-- Task prompt --
Pick out each line of the records in which the word "this" appears.
□ □ □ □ □
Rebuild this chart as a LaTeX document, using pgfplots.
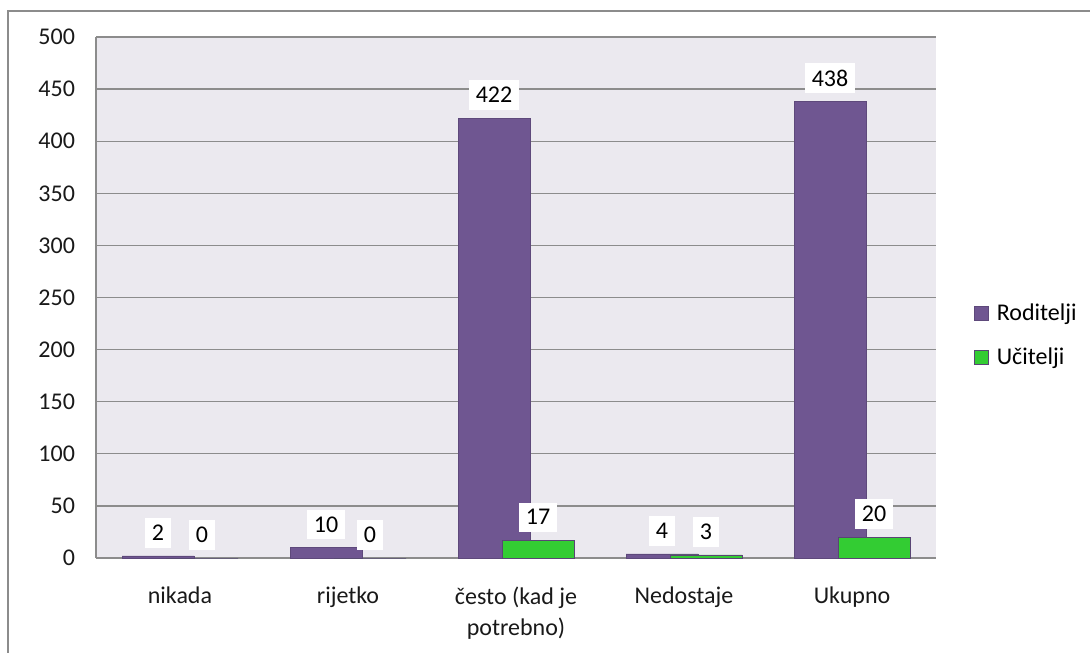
\documentclass[border=0pt]{standalone}
\usepackage{fontspec}
\setmainfont{Carlito}
\usepackage{pgfplots}
\pgfplotsset{compat=1.18}

\definecolor{rod}{HTML}{6F5691}
\definecolor{uci}{HTML}{33CC33}
\definecolor{bgc}{HTML}{EBE9EF}
\definecolor{gridc}{HTML}{8C8C8C}

\begin{document}
\begin{tikzpicture}
\useasboundingbox (0,0) rectangle (545pt,326pt);
\draw[gridc, line width=1pt] (4pt,-1pt) -- (4pt,320.5pt) -- (546pt,320.5pt);
\begin{axis}[
  at={(48pt,47pt)}, anchor=south west,
  scale only axis, width=420pt, height=260.5pt,
  font=\fontsize{12}{15.5}\selectfont,
  /pgf/number format/assume math mode=true,
  xmin=-0.5, xmax=4.5, ymin=0, ymax=500,
  ytick={0,50,...,500},
  xtick={0,1,2,3,4},
  xticklabels={nikada, rijetko, često (kad je\\potrebno), Nedostaje, Ukupno},
  xticklabel style={align=center, yshift=-11pt, text=black!90},
  yticklabel style={xshift=-7pt, text=black!90},
  major tick length=0pt,
  axis x line*=bottom, axis y line*=left,
  axis line style={gridc, line width=0.8pt, -},
  ymajorgrids, grid style={gridc, line width=0.6pt},
  axis background/.style={fill=bgc},
  nodes near coords,
  every node near coord/.append style={fill=white, inner xsep=3.5pt, inner ysep=3.5pt, yshift=4pt, text=black, font=\fontsize{12}{14}\selectfont},
  legend cell align=left,
  legend style={at={(1.045,0.427)}, anchor=west, draw=none, fill=none,
    inner sep=0pt, row sep=8pt, font=\fontsize{12}{14}\selectfont,
    nodes={inner xsep=4pt}},
  legend image code/.code={\fill[#1] (0pt,-3.5pt) rectangle (7pt,3.5pt);},
]
\addplot[ybar, bar width=36pt, bar shift=-11pt, fill=rod, draw=rod!85!black, line width=0.3pt,
  every node near coord/.append style={xshift=-11pt}]
  coordinates {(0,2) (1,10) (2,422) (3,4) (4,438)};
\addlegendentry{Roditelji}
\addplot[ybar, bar width=36pt, bar shift=11pt, fill=uci, draw=rod!80!black, line width=0.3pt,
  every node near coord/.append style={xshift=11pt}]
  coordinates {(0,0) (1,0) (2,17) (3,3) (4,20)};
\addlegendentry{Učitelji}
\end{axis}
\end{tikzpicture}
\end{document}
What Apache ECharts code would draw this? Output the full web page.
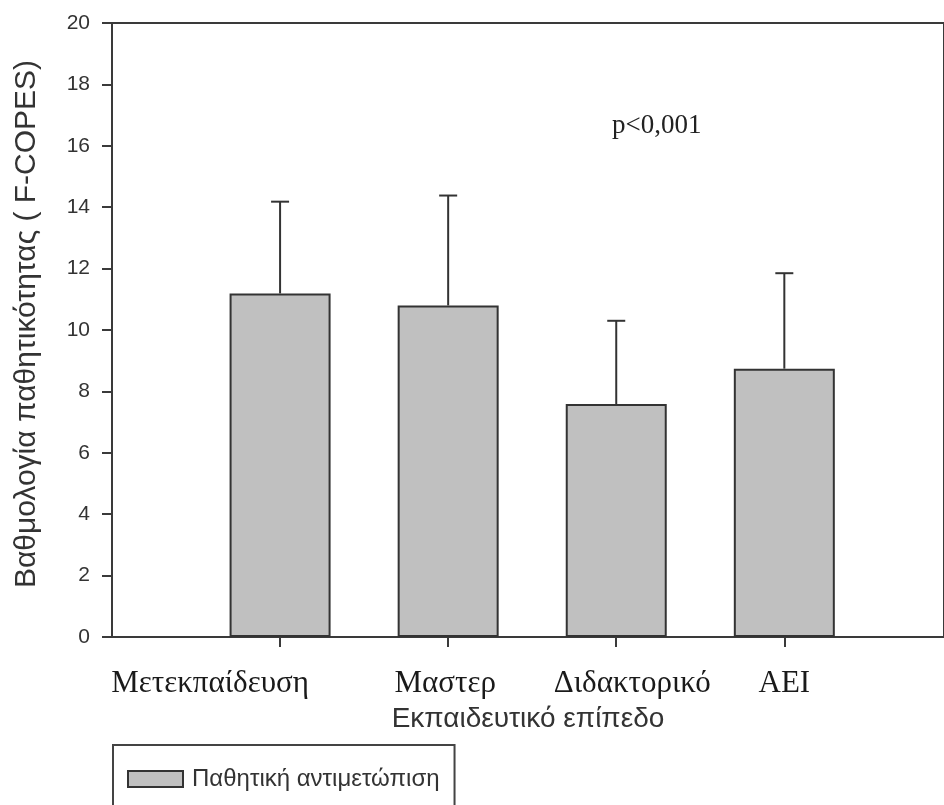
<!DOCTYPE html>
<html>
<head>
<meta charset="utf-8">
<script src="https://cdn.jsdelivr.net/npm/echarts@6/dist/echarts.min.js"></script>
<style>
html,body{margin:0;padding:0;background:#fff;}
#chart{width:944px;height:805px;}
</style>
</head>
<body>
<div id="chart"></div>
<script>
// ---- data ----
var categories = ['Μετεκπαίδευση', 'Μαστερ', 'Διδακτορικό', 'ΑΕΙ'];
var means = [11.19, 10.80, 7.59, 8.74];
var sdUp = [2.99, 3.58, 2.71, 3.11];
var seriesName = 'Παθητική αντιμετώπιση';
var yTicks = [0, 2, 4, 6, 8, 10, 12, 14, 16, 18, 20];
var annotation = 'p<0,001';

// ---- style (label horizontal offsets as drawn in the original, px) ----
var labelShift = [-70, -3, 16, 0];

var positions = categories.map(function (c, i) { return i + 1; });
var barData = means.map(function (m, i) { return [positions[i], m]; });
var errData = means.map(function (m, i) { return [positions[i], m, m + sdUp[i]]; });

var rich = {};
labelShift.forEach(function (s, i) {
  rich['c' + i] = {
    fontFamily: 'Liberation Serif', fontSize: 31, color: '#1a1a1a',
    padding: s < 0 ? [0, -2 * s, 0, 0] : [0, 0, 0, 2 * s]
  };
});

var chart = echarts.init(document.getElementById('chart'), null, {renderer: 'canvas'});
var axisColor = '#3a3a3a';
chart.setOption({
  animation: false,
  backgroundColor: '#fff',
  grid: {left: 112, right: -2, top: 23, bottom: 168, show: true, borderColor: axisColor, borderWidth: 2, backgroundColor: 'transparent'},
  xAxis: {
    type: 'value', min: 0, max: 4.95,
    splitLine: {show: false},
    axisLine: {show: true, onZero: false, lineStyle: {color: axisColor, width: 2}},
    axisTick: {show: true, customValues: positions, length: 10, lineStyle: {color: axisColor, width: 2}},
    axisLabel: {
      customValues: positions,
      formatter: function (v) {
        var i = Math.round(v) - 1;
        return categories[i] ? '{c' + i + '|' + categories[i] + '}' : '';
      },
      rich: rich,
      fontFamily: 'Liberation Serif', fontSize: 31, color: '#1a1a1a', margin: 31
    },
    name: 'Εκπαιδευτικό επίπεδο', nameLocation: 'middle', nameGap: 68,
    nameTextStyle: {fontFamily: 'Liberation Sans', fontSize: 28, color: '#333'}
  },
  yAxis: {
    type: 'value', min: 0, max: 20, interval: 2,
    splitLine: {show: false},
    axisLine: {show: true, lineStyle: {color: axisColor, width: 2}},
    axisTick: {show: true, inside: false, length: 10, lineStyle: {color: axisColor, width: 2}},
    axisLabel: {
      fontFamily: 'Liberation Sans', fontSize: 21, color: '#333', margin: 22,
      formatter: function (v) { return yTicks.indexOf(v) >= 0 ? String(v) : ''; }
    },
    name: 'Βαθμολογία παθητικότητας ( F-COPES)', nameLocation: 'middle', nameGap: 70,
    nameTextStyle: {fontFamily: 'Liberation Sans', fontSize: 30, color: '#333', padding: [0, 0, 0, 12]}
  },
  legend: {
    data: [seriesName], left: 113, top: 745,
    orient: 'horizontal', icon: 'rect',
    itemWidth: 55, itemHeight: 16, itemGap: 10,
    padding: [22, 15, 40, 14],
    borderColor: '#444', borderWidth: 2,
    textStyle: {fontFamily: 'Liberation Sans', fontSize: 24, color: '#333', padding: [0, 0, 0, 4]}
  },
  graphic: [{
    type: 'text', left: 612, top: 112,
    style: {text: annotation, font: '27px "Liberation Serif"', fill: '#222'}
  }],
  series: [
    {
      name: seriesName, type: 'bar', barWidth: 101,
      data: barData,
      itemStyle: {color: '#c0c0c0', borderColor: '#333', borderWidth: 2},
      z: 2
    },
    {
      name: 'err', type: 'custom', z: 3,
      data: errData,
      encode: {x: 0, y: [1, 2]},
      renderItem: function (params, api) {
        var x = api.value(0);
        var p0 = api.coord([x, api.value(1)]);
        var p1 = api.coord([x, api.value(2)]);
        var hw = 9;
        var st = {stroke: '#333', lineWidth: 2};
        return {type: 'group', children: [
          {type: 'line', shape: {x1: p0[0], y1: p0[1], x2: p1[0], y2: p1[1]}, style: st},
          {type: 'line', shape: {x1: p1[0] - hw, y1: p1[1], x2: p1[0] + hw, y2: p1[1]}, style: st}
        ]};
      }
    }
  ]
});
</script>
</body>
</html>
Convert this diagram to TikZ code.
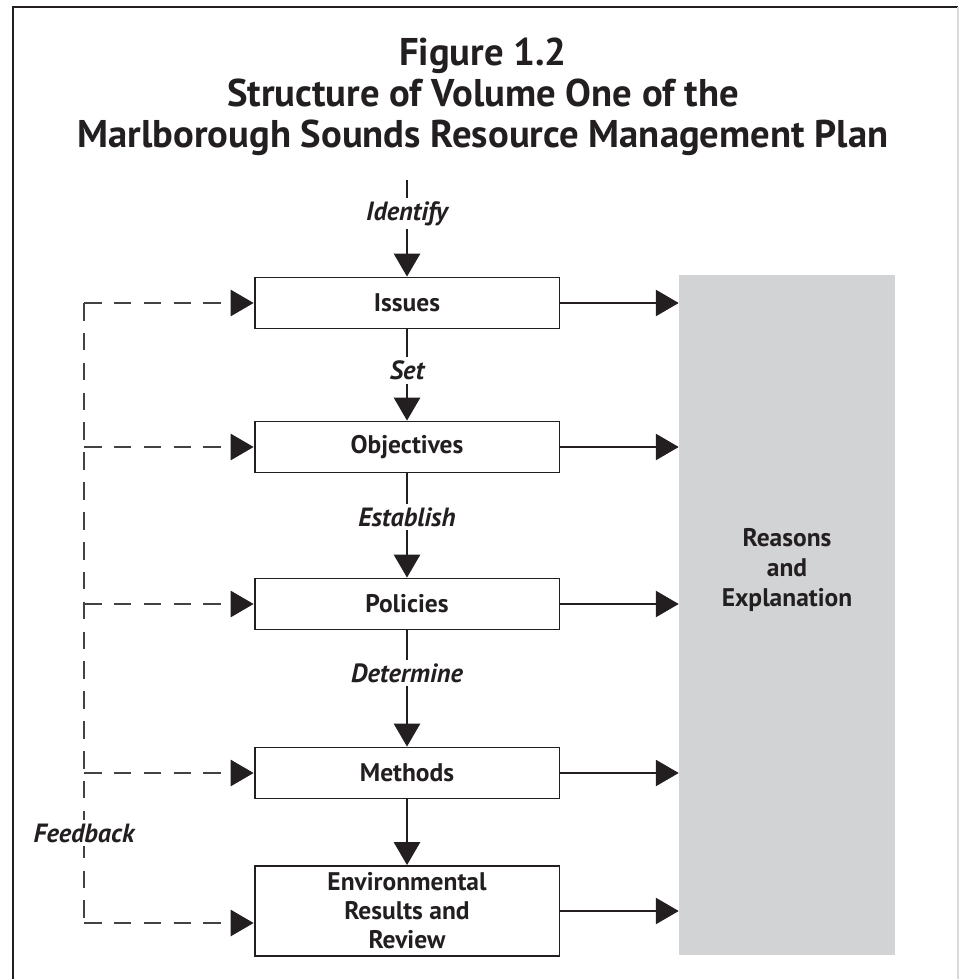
\documentclass[tikz,border=0pt]{standalone}
\usepackage{fontspec}
\setmainfont{PT Sans}
\usetikzlibrary{arrows.meta,positioning}
\definecolor{ink}{RGB}{35,31,32}
\definecolor{panel}{RGB}{210,211,213}

\begin{document}
\begin{tikzpicture}[x=0.02cm,y=-0.02cm,
    stage/.style={draw=ink, line width=1.1pt, minimum width=6.1cm, minimum height=1.02cm,
        inner sep=0pt, align=center, text=ink, font=\bfseries\fontsize{14.5}{16.5}\selectfont},
    verb/.style={fill=white, inner sep=2pt, text=ink, font=\bfseries\itshape\fontsize{15}{16}\selectfont},
    flow/.style={draw=ink, line width=0.6pt, -{Triangle[width=15pt,length=13pt]}},
    loop/.style={draw=ink!85, line width=0.6pt, dash pattern=on 10pt off 7pt},
    back/.style={loop, -{Triangle[width=15pt,length=13pt,color=ink]}}]
    \useasboundingbox (0,0) rectangle (959,979);

    % Frame round the figure
    \draw[ink, line width=1.4pt] (13,995) -- (13,7) -- (958,7);
    \draw[gray!30, line width=0.6pt] (958,7) -- (958,995);

    % Title
    \node[align=center, text=ink, font=\bfseries\fontsize{22}{23.3}\selectfont] (Title) at (483,97)
        {Figure 1.2\\Structure of Volume One of the\\Marlborough Sounds Resource Management Plan};

    % Grey panel on the right
    \node[fill=panel, minimum width=4.32cm, minimum height=13.6cm, inner sep=0pt] (Reasons) at (787,615) {};
    \node[align=center, text=ink, font=\bfseries\fontsize{14.5}{16.8}\selectfont] (ReasonsText) at (787,570)
        {Reasons\\and\\Explanation};

    % The five stages
    \node[stage] (Issues) at (407,303) {Issues};
    \node[stage] (Objectives) at (407,447) {Objectives};
    \node[stage] (Policies) at (407,604) {Policies};
    \node[stage] (Methods) at (407,773) {Methods};
    \node[stage, minimum height=1.8cm] (Results) at (407,911) {Environmental\\Results and\\Review};

    % Downward flow
    \coordinate (Start) at (407,180);
    \draw[flow] (Start) -- node[verb, pos=0.35] {Identify} (Issues);
    \draw[flow] (Issues) -- node[verb, pos=0.45] {Set} (Objectives);
    \draw[flow] (Objectives) -- node[verb, pos=0.42] {Establish} (Policies);
    \draw[flow] (Policies) -- node[verb, pos=0.37] {Determine} (Methods);
    \draw[flow] (Methods) -- (Results);

    % Arrows into the panel
    \foreach \n in {Issues, Objectives, Policies, Methods, Results}
        \draw[flow] (\n.east) -- (\n.east -| Reasons.west);

    % Feedback loop
    \coordinate (FbTop) at (84,303);
    \coordinate (FbBottom) at (84,923);
    \draw[loop] (FbTop) -- node[verb, pos=0.855] {Feedback} (FbBottom);
    \draw[back] (FbTop) -- (Issues.west);
    \foreach \n in {Objectives, Policies, Methods}
        \draw[back] (\n.west -| FbTop) -- (\n.west);
    \draw[back] (FbBottom) -- (FbBottom -| Results.west);
\end{tikzpicture}
\end{document}
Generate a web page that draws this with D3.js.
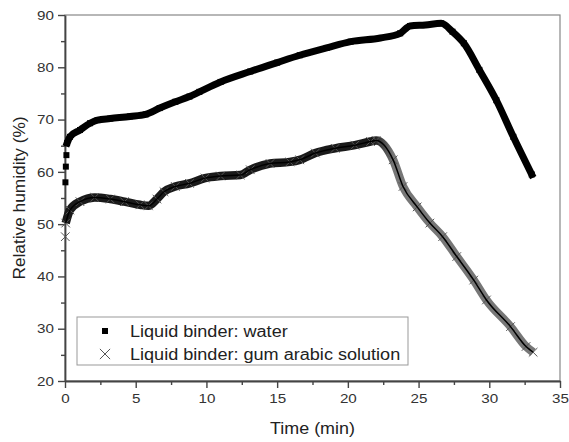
<!DOCTYPE html>
<html>
<head>
<meta charset="utf-8">
<script src="https://cdn.jsdelivr.net/npm/d3@7"></script>
<style>
  body { margin: 0; background: #fff; }
  svg { font-family: "Liberation Sans", Arial, sans-serif; }
</style>
</head>
<body>
<svg id="chart"></svg>
<script>
// values
const waterTime = [0.03, 0.06, 0.1, 0.15, 0.35, 1.06, 1.77, 2.3, 3.2, 4.6, 5.7, 6.7, 7.8, 8.8, 9.5, 11, 13.1, 15, 16.6, 18.5, 20.2, 22.3, 23.7, 24.4, 25.5, 26.6, 27.4, 28.2, 29.3, 30.5, 31.7, 33.0];
const waterRH   = [58, 61, 63.2, 65.5, 66.7, 68, 69.3, 69.9, 70.2, 70.6, 71.0, 72.2, 73.4, 74.4, 75.3, 77.2, 79.2, 80.9, 82.3, 83.7, 84.9, 85.6, 86.5, 87.9, 88.1, 88.4, 86.8, 84.6, 79.5, 73.7, 66.7, 59.5];

const gumTime = [0.02, 0.05, 0.35, 1.06, 2.1, 3.2, 4.2, 5.3, 5.9, 6.5, 7.0, 7.8, 8.8, 9.9, 11, 12.4, 13.1, 14.5, 15.9, 16.6, 17.7, 19.1, 20.5, 21.6, 22.0, 23.2, 23.9, 24.9, 25.8, 26.7, 27.7, 28.9, 29.8, 31.5, 32.6, 33.1];
const gumRH   = [47.6, 50.2, 52.7, 54.3, 55.1, 54.8, 54.3, 53.7, 53.5, 54.8, 56.2, 57.2, 57.8, 58.8, 59.2, 59.4, 60.4, 61.6, 61.9, 62.3, 63.6, 64.5, 65.1, 65.8, 66.0, 62.3, 57.2, 53.3, 50.2, 47.6, 43.8, 39.3, 35.5, 30.4, 26.6, 25.5];

const xTicks = [0, 5, 10, 15, 20, 25, 30, 35];
const yTicks = [20, 30, 40, 50, 60, 70, 80, 90];
const legendLabels = ["Liquid binder: water", "Liquid binder: gum arabic solution"];

const W = 569, H = 442;
const margin = { top: 15, right: 9, bottom: 61, left: 65 };
const width = W - margin.left - margin.right;
const height = H - margin.top - margin.bottom;
const stretch = 1.17; // the source image text is a bit wide

const svg = d3.select("#chart").attr("width", W).attr("height", H);
const g = svg.append("g").attr("transform", `translate(${margin.left},${margin.top})`);

const x = d3.scaleLinear().domain([0, 35]).range([0, width]);
const y = d3.scaleLinear().domain([20, 90]).range([height, 0]);

// frame (top / right)
g.append("rect")
  .attr("width", width).attr("height", height)
  .attr("fill", "none").attr("stroke", "#888").attr("stroke-width", 1.2);

// minor ticks
g.append("g")
  .attr("transform", `translate(0,${height})`)
  .call(d3.axisBottom(x).tickValues(d3.range(2.5, 35, 5)).tickSize(4).tickFormat(""))
  .call(a => a.select(".domain").remove())
  .selectAll("line").attr("stroke", "#444").attr("stroke-width", 1.4);
g.append("g")
  .call(d3.axisLeft(y).tickValues(d3.range(25, 90, 10)).tickSize(4).tickFormat(""))
  .call(a => a.select(".domain").remove())
  .selectAll("line").attr("stroke", "#444").attr("stroke-width", 1.4);

// major axes
const xAxis = g.append("g")
  .attr("transform", `translate(0,${height})`)
  .call(d3.axisBottom(x).tickValues(xTicks).tickSize(7).tickSizeOuter(0).tickPadding(6));
const yAxis = g.append("g")
  .call(d3.axisLeft(y).tickValues(yTicks).tickSize(7).tickSizeOuter(0).tickPadding(4));
[xAxis, yAxis].forEach(a => {
  a.select(".domain").attr("stroke", "#444").attr("stroke-width", 1.8);
  a.selectAll(".tick line").attr("stroke", "#444").attr("stroke-width", 1.4);
  a.selectAll(".tick text").attr("fill", "#333").style("font-size", "13px")
    .style("font-family", "Liberation Sans, Arial, sans-serif")
    .attr("transform", `scale(${stretch},1)`);
});
yAxis.selectAll(".tick text").attr("x", -11 / stretch);

// axis titles
svg.append("text")
  .attr("transform", `translate(${margin.left + width / 2},434) scale(1.12,1)`)
  .attr("text-anchor", "middle").attr("fill", "#222")
  .style("font-size", "16px").text("Time (min)");
svg.append("text")
  .attr("transform", `translate(25,${margin.top + height / 2}) rotate(-90) scale(1.08,1)`)
  .attr("text-anchor", "middle").attr("fill", "#222")
  .style("font-size", "16px").text("Relative humidity (%)");

const line = d3.line().x(d => x(d[0])).y(d => y(d[1])).curve(d3.curveMonotoneX);
const water = waterTime.map((t, i) => [t, waterRH[i]]);
const gum = gumTime.map((t, i) => [t, gumRH[i]]);

// gum arabic band: dark on the rising part, gray on the fall
const grad = svg.append("defs").append("linearGradient")
  .attr("id", "gumGrad").attr("gradientUnits", "userSpaceOnUse")
  .attr("x1", x(21.8)).attr("x2", x(23.2)).attr("y1", 0).attr("y2", 0);
grad.append("stop").attr("offset", "0%").attr("stop-color", "#1a1a1a");
grad.append("stop").attr("offset", "100%").attr("stop-color", "#777");

g.append("path").datum(gum.slice(1))
  .attr("d", line).attr("fill", "none")
  .attr("stroke", "url(#gumGrad)").attr("stroke-width", 8.5).attr("stroke-linejoin", "round");

const cross = d3.symbol().type(d3.symbolX).size(50);
g.selectAll(".gumPt").data(gum).enter().append("path")
  .attr("class", "gumPt")
  .attr("transform", d => `translate(${x(d[0])},${y(d[1])})`)
  .attr("d", cross).attr("fill", "none").attr("stroke", "#555").attr("stroke-width", 1);

g.append("path").datum(gum.slice(1))
  .attr("d", line).attr("fill", "none")
  .attr("stroke", "#000").attr("stroke-width", 1.5);

// water band
g.append("path").datum(water.slice(3))
  .attr("d", line).attr("fill", "none")
  .attr("stroke", "#000").attr("stroke-width", 7).attr("stroke-linecap", "square").attr("stroke-linejoin", "round");
g.selectAll(".waterPt").data(water).enter().append("rect")
  .attr("class", "waterPt")
  .attr("x", d => x(d[0]) - 3).attr("y", d => y(d[1]) - 3)
  .attr("width", 6).attr("height", 6).attr("fill", "#000");

// legend
const leg = svg.append("g").attr("transform", "translate(77,317)");
leg.append("rect").attr("width", 331).attr("height", 48)
  .attr("fill", "#fff").attr("stroke", "#999").attr("stroke-width", 1);
leg.append("rect").attr("x", 25).attr("y", 11).attr("width", 6).attr("height", 6).attr("fill", "#000");
leg.append("path").attr("transform", "translate(28,37)")
  .attr("d", d3.symbol().type(d3.symbolX).size(70)).attr("fill", "none")
  .attr("stroke", "#555").attr("stroke-width", 1);
leg.selectAll(".legText").data(legendLabels).enter().append("text")
  .attr("class", "legText")
  .attr("transform", (d, i) => `translate(53,${20 + i * 23}) scale(1.13,1)`)
  .attr("fill", "#222").style("font-size", "16px").text(d => d);
</script>
</body>
</html>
□ □ □ □ □
-- Answer for the task --
Rebuild this chart as a LaTeX document, using pgfplots.
What Apache ECharts code would draw this? Output the full web page.
Convert this diagram to TikZ code.
Generate a web page that draws this with D3.js.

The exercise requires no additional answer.